About a week after said conversations, I was graced with this passage from Dr. Timothy Patitsas’ Ethics of Beauty:
"We are 'the sinner' not because we are worthless but because 'my brother is my life.' I want to take the fall for him because I love him. That's all; calling ourselves 'the sinner' has very little to do with how sinful we've actually been."
Positioning myself as an imperfect person in the company of all other imperfect people helps me to shed my Pride and stop performing as though I have something to prove. It helps me to see that the divinity within me, which is boundless and infinite, exhibits its perfection in this finite world not by being grand, but by being real.
A little later, Patitsas furthers this:
“Creation is repenting from its first moment, for repentance does not require the prerequisite of sin. It simply means that we put our attention still more deeply upon Christ, to love him much more than we have before. Of course, compared to that ‘more deeply,’ the prior state looks like sin, but this is partly relative.”
This turning toward the Person of the Trinity to ask for forgiveness takes my solitary ego and positions it in relation to the infinite. This turning positions my uniqueness within an incomprehensible vastness and contextualizes it as the incomprehensible tininess that it is, a single flower or snowflake blooming and disappearing in an instant of eternal time.

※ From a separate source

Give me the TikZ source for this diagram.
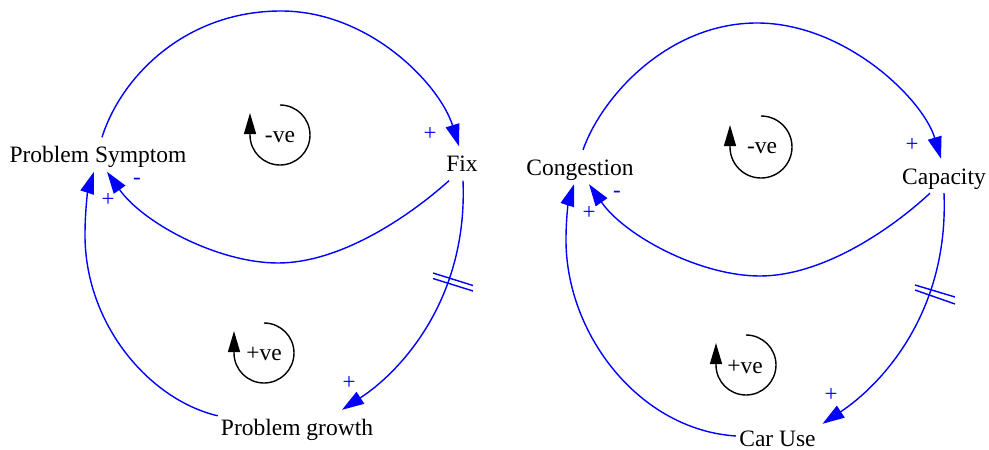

And it empowers me to share this consciousness in loving-kindness to all I meet or know.
At Mass every Sunday we pray:
I confess to almighty God, and to you, my brothers and sisters, that I have greatly sinned. In my thoughts and in my words, in what I have done, and in what I have failed to do; through my fault, through my fault, through my most grievous fault; therefore I ask blessed Mary ever-Virgin, all the Angels and Saints, and you, my brothers and sister, to pray for me to the Lord our God.
As I ask for the prayers of the Blessed Mother and my fellow sapientes, I'm also praying for them, creating a feedback loop of beneficent participation in the divine, mystical body of the church.
Like a poem who finally finds a reader, I am, momentarily, absolutely complete.